Bermuda has been in my mind for the last few weeks.  My father's family were all born there before they immigrated in 1919 to the US.  My father was the first in his family to be born in the states, which makes him an Anchor Baby in today's terms.  The first baby born in the states is an American Citizen by birth and therefore valuable for an immigrant family.

Following is a 6 word story on my grandmother's life.  Not complete but a good start.

  1. Born in Bermuda to a family not completely her own, Irene found love from one of the very handsome George brothers.
  2. At 24, the young Mrs. George sails off to America with her 3 children in tow to begin a new life following her husband's American dream.
  3. Her best friend and fellow adventurer died of TB at 26 years old  in '21 leaving 5 children and a husband behind.

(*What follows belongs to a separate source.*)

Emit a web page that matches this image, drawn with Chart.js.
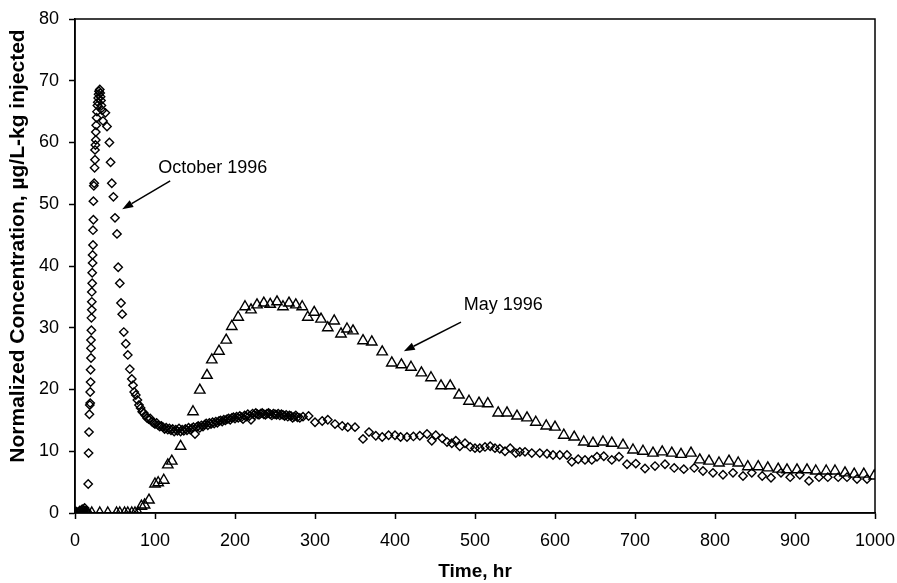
<!DOCTYPE html>
<html>
<head>
<meta charset="utf-8">
<script src="https://cdn.jsdelivr.net/npm/chart.js@4.4.0/dist/chart.umd.min.js"></script>
<style>
  html, body { margin: 0; padding: 0; background: #fff; }
  #wrap { width: 897px; height: 583px; }
</style>
</head>
<body>
<div id="wrap"><canvas id="chart" width="897" height="583"></canvas></div>
<script>
// October 1996 tracer test (diamonds)
const octTime = [
    0, 2, 4, 6, 8, 9, 10, 11, 12, 13, 14, 15,
    16.5, 17, 17.5, 18, 18.5, 19, 19, 19.5, 19.5, 20, 20, 20, 20.5, 20.5, 21, 21, 21, 21.5, 21.5, 22, 22, 22.5, 22.5,
    23, 23, 23.5, 24, 24.5, 25, 25, 25.5, 26, 26, 26.5, 27, 27.5, 28, 28.5, 29, 29.5, 30, 31, 31.5, 32, 32.5, 33, 34, 35,
    38, 40, 43, 44.5, 46, 48, 50, 52.5, 54, 56, 57.5, 59, 61, 63.5, 66, 68.5, 71, 72.5, 74, 76, 78, 80,
    82, 84, 86, 88, 90, 92, 94, 96, 98, 100, 102, 104, 106, 108, 110, 112, 114, 116, 118, 120,
    122, 124, 126, 128, 130, 132, 134, 136, 138, 140, 142, 144, 146, 148, 150, 152, 154, 156, 158, 160,
    162, 164, 166, 168, 170, 172, 174, 176, 178, 180, 182, 184, 186, 188, 190, 192, 194, 196, 198, 200,
    202, 204, 206, 208, 210, 212, 214, 216, 218, 220, 222, 224, 226, 228, 230, 232, 234, 236, 238, 240,
    242, 244, 246, 248, 250, 252, 254, 256, 258, 260, 262, 264, 266, 268, 270, 272, 274, 276, 278, 281, 285,
    292, 300, 309, 316, 325, 334, 341, 350, 360, 367.5, 376, 384, 392, 400, 407, 415, 423, 431, 440,
    446, 451, 459, 465, 471, 476, 481, 487.5, 494, 500, 506, 512.5, 519, 525, 531, 537.5, 544, 551, 556, 562.5,
    571, 581, 590, 597.5, 606, 615, 621, 629, 637.5, 646, 652.5, 661, 671, 680, 690, 701, 712.5, 725, 737.5, 749,
    761, 774, 785, 797.5, 810, 822.5, 835, 846, 859, 870, 882.5, 894, 906, 917.5, 930, 941, 954, 965, 977.5, 990
]
const octConc = [
    0, 0.2, 0.1, 0.4, 0.3, 0.6, 0.2, 0.5, 0.8, 0.3, 0.4, 0.2,
    4.7, 9.7, 13.1, 16, 17.5, 17.8, 19.6, 21.2, 23.2, 25.1, 26.7, 28, 29.6, 31.6, 32.9, 34.2, 35.8, 37.2, 38.9, 40.5, 41.8, 43.4, 45.8,
    47.5, 50.5, 53, 53.4, 55.9, 57.2, 58.8, 59.6, 60.4, 61.7, 62.8, 64, 65, 66, 66.5, 67.2, 67.8, 68.3, 68.6, 68, 67.4, 66.8, 66, 65.2, 63.5,
    64.8, 62.6, 60, 56.8, 53.4, 51.2, 47.8, 45.2, 39.8, 37.2, 34, 32.2, 29.3, 27.4, 25.6, 23.3, 21.7, 20.7, 19.6, 19.1, 18.3, 17.5,
    17, 16.4, 16.2, 15.8, 15.4, 15.2, 15.3, 14.8, 14.6, 14.4, 14.6, 14.2, 14, 14.1, 13.9, 13.6, 13.8, 13.5, 13.7, 13.4,
    13.6, 13.2, 13.5, 13.3, 13.7, 13.2, 13.5, 13.3, 13.6, 13.4, 13.8, 13.5, 13.7, 13.9, 12.8, 13.9, 14.1, 13.8, 14.2, 14,
    14.3, 14.5, 14.2, 14.6, 14.4, 14.7, 14.5, 14.8, 14.6, 14.9, 15, 14.8, 15.1, 15, 15.2, 15.3, 15.1, 15.4, 15.5, 15.3,
    15.6, 15.4, 15.7, 15.5, 15.2, 15.8, 15.6, 16, 15.7, 15.1, 16.1, 15.9, 16.2, 16, 15.9, 16.1, 16.2, 16, 15.9, 16.1,
    16.2, 16, 15.8, 16.1, 16, 15.9, 16.1, 15.8, 16, 15.9, 15.7, 15.9, 15.6, 15.8, 15.7, 15.4, 15.6, 15.8, 15.5, 15.4, 15.6,
    15.7, 14.7, 14.9, 15.1, 14.4, 14.1, 13.9, 13.9, 12.0, 13.1, 12.5, 12.3, 12.6, 12.6, 12.3, 12.3, 12.4, 12.5, 12.8,
    11.7, 12.6, 12.1, 11.5, 11.3, 11.7, 10.8, 11.3, 10.7, 10.5, 10.5, 10.7, 10.8, 10.5, 10.4, 10.0, 10.5, 9.7, 9.9, 9.9,
    9.7, 9.7, 9.6, 9.4, 9.4, 9.4, 8.3, 8.7, 8.6, 8.6, 9.1, 9.2, 8.6, 9.1, 7.9, 8.0, 7.2, 7.6, 7.9, 7.3,
    7.1, 7.3, 6.8, 6.5, 6.2, 6.5, 6.0, 6.5, 6.0, 5.7, 6.5, 5.8, 6.2, 5.2, 5.8, 5.8, 5.8, 5.8, 5.5, 5.5
]

// May 1996 tracer test (triangles)
const mayTime = [
    0, 12, 21, 31, 41, 52, 56, 62, 66, 71, 75, 79, 83, 87, 92.5, 100, 104, 111, 116, 121, 132,
    147.5, 156, 165, 171, 180, 189, 196, 204, 212.5, 220, 227.5, 236, 244, 252.5, 260, 267.5, 276, 284, 291,
    299, 307.5, 316, 324, 332.5, 340, 347.5, 360, 371, 384, 396, 408, 420, 433, 445, 457.5, 469, 480, 492.5, 505,
    516, 529, 540, 552.5, 565, 576, 589, 600, 611, 624, 636, 647.5, 660, 671, 685, 697.5, 710, 722.5, 734, 746,
    757.5, 770, 781, 792.5, 805, 817.5, 829, 841, 854, 866, 879, 890, 902.5, 915, 926, 939, 950, 962.5, 974, 986, 999
]
const mayConc = [
    0, 0, 0, 0, 0, 0, 0, 0, 0, 0, 0, 0, 1.1, 1.3, 2.1, 4.7, 4.9, 5.3, 7.8, 8.4, 10.8,
    16.4, 19.9, 22.3, 24.8, 26.2, 28, 30.2, 31.7, 33.4, 32.9, 33.7, 34, 33.8, 34.2, 33.4, 34, 33.7, 33.4, 31.7,
    32.5, 31.4, 30, 31.1, 29, 29.8, 29.5, 27.9, 27.7, 26.1, 24.3, 24, 23.6, 22.7, 21.9, 20.6, 20.6, 19.1, 18.1, 17.8,
    17.7, 16.2, 16.2, 15.7, 15.4, 14.7, 14.1, 13.9, 12.6, 12.3, 11.5, 11.3, 11.5, 11.3, 11.0, 10.2, 10.0, 9.7, 9.9, 9.7,
    9.5, 9.7, 8.6, 8.4, 8.1, 8.4, 8.1, 7.5, 7.5, 7.3, 7.1, 7.0, 7.0, 7.0, 6.8, 6.8, 6.8, 6.5, 6.3, 6.3, 6.0
]

const xTicks = [0, 100, 200, 300, 400, 500, 600, 700, 800, 900, 1000]
const yTicks = [0, 10, 20, 30, 40, 50, 60, 70, 80]
const yTitle = "Normalized Concentration, µg/L-kg injected"

// labels with arrows, in data units: text spot, arrow tail, arrow head
const notes = [
    { text: "October 1996", at: [104, 55.9], from: [119, 53.8], to: [59, 49.2] },
    { text: "May 1996", at: [486, 33.7], from: [482.5, 30.9], to: [411, 26.2] }
]

const FONT = "'Liberation Sans', Arial, sans-serif"

const toPoints = (xs, ys) => xs.map((x, i) => ({ x: x, y: ys[i] }))

const framePlugin = {
    id: "frame",
    beforeDatasetsDraw(chart) {
        const a = chart.chartArea
        const ctx = chart.ctx
        ctx.save()
        ctx.strokeStyle = "#000"
        ctx.lineWidth = 1.5
        ctx.strokeRect(a.left, a.top, a.right - a.left, a.bottom - a.top)

        // y axis title, sits a bit above the middle of the axis like the original
        ctx.translate(18, 246)
        ctx.rotate(-Math.PI / 2)
        ctx.fillStyle = "#000"
        ctx.font = "bold 21px " + FONT
        ctx.textAlign = "center"
        ctx.textBaseline = "middle"
        ctx.fillText(yTitle, 0, 0)
        ctx.restore()
    }
}

const notesPlugin = {
    id: "notes",
    afterDatasetsDraw(chart) {
        const xs = chart.scales.x, ys = chart.scales.y
        const ctx = chart.ctx
        ctx.save()
        notes.forEach(n => {
            ctx.fillStyle = "#000"
            ctx.font = "18px " + FONT
            ctx.textAlign = "left"
            ctx.textBaseline = "middle"
            ctx.fillText(n.text, xs.getPixelForValue(n.at[0]), ys.getPixelForValue(n.at[1]))

            const x1 = xs.getPixelForValue(n.from[0]), y1 = ys.getPixelForValue(n.from[1])
            const x2 = xs.getPixelForValue(n.to[0]), y2 = ys.getPixelForValue(n.to[1])
            const ang = Math.atan2(y2 - y1, x2 - x1)
            const len = 11, half = 4
            const bx = x2 - len * Math.cos(ang), by = y2 - len * Math.sin(ang)
            ctx.strokeStyle = "#000"
            ctx.lineWidth = 1.5
            ctx.beginPath()
            ctx.moveTo(x1, y1)
            ctx.lineTo(bx, by)
            ctx.stroke()
            ctx.beginPath()
            ctx.moveTo(x2, y2)
            ctx.lineTo(bx + half * Math.sin(ang), by - half * Math.cos(ang))
            ctx.lineTo(bx - half * Math.sin(ang), by + half * Math.cos(ang))
            ctx.closePath()
            ctx.fill()
        })
        ctx.restore()
    }
}

const config = {
    type: "scatter",
    data: {
        datasets: [
            {
                label: "October 1996",
                data: toPoints(octTime, octConc),
                pointStyle: "rectRot",
                pointRadius: 4.2,
                pointHoverRadius: 4.2,
                borderColor: "#000",
                backgroundColor: "rgba(255,255,255,0)",
                borderWidth: 1.4,
                showLine: false
            },
            {
                label: "May 1996",
                data: toPoints(mayTime, mayConc),
                pointStyle: "triangle",
                pointRadius: 6,
                pointHoverRadius: 6,
                borderColor: "#000",
                backgroundColor: "rgba(255,255,255,0)",
                borderWidth: 1.4,
                showLine: false
            }
        ]
    },
    options: {
        responsive: false,
        animation: false,
        events: [],
        layout: { padding: { top: 19, right: 22, left: 0, bottom: 0 } },
        plugins: {
            legend: { display: false },
            tooltip: { enabled: false }
        },
        scales: {
            x: {
                type: "linear",
                position: "bottom",
                min: 0,
                max: 1000,
                afterBuildTicks: s => { s.ticks = xTicks.map(v => ({ value: v })) },
                afterFit: s => {
                    s.height = 70
                    s.paddingLeft = 0
                    s.paddingRight = 0
                },
                grid: { drawOnChartArea: false, color: "#000", tickLength: 6, tickWidth: 1.5 },
                border: { color: "#000", width: 1.5 },
                ticks: { color: "#000", font: { family: FONT, size: 18 }, padding: 11, maxRotation: 0, callback: v => String(v) },
                title: { display: true, text: "Time, hr", color: "#000", font: { family: FONT, size: 19, weight: "bold" }, padding: { top: 2, bottom: 0 } }
            },
            y: {
                type: "linear",
                min: 0,
                max: 80,
                afterBuildTicks: s => { s.ticks = yTicks.map(v => ({ value: v })) },
                afterFit: s => {
                    s.width = 75
                    s.paddingTop = 0
                    s.paddingBottom = 0
                },
                grid: { drawOnChartArea: false, color: "#000", tickLength: 6, tickWidth: 1.5 },
                border: { color: "#000", width: 1.5 },
                ticks: { color: "#000", font: { family: FONT, size: 18 }, padding: 10, callback: v => String(v) }
            }
        }
    },
    plugins: [framePlugin, notesPlugin]
}

const myChart = new Chart(document.getElementById("chart"), config)
</script>
</body>
</html>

  4. Four years and two children later the books and desks were burned at the Avon School after they found that her two oldest sons both had Leprosy, being taken away to a Leper Colony in Carville, Louisianna.
  5. Six years later, at 36, she found herself a widow and single mother of 6 after her husband died in an accident at work, leaving her penniless during the Great Depression with no where to turn.
  6. From the onion fields of Bermuda, single motherhood, bearing the weight of her life alone, no one to torn to she perservered and lived in the first projects built in Newark in the 60s.  Ending in an adorable victorian cottage in the historical town of Ocean Grove, NJ on the Jersey Shore, Irene’s life speaks to an immigrant woman’s journey.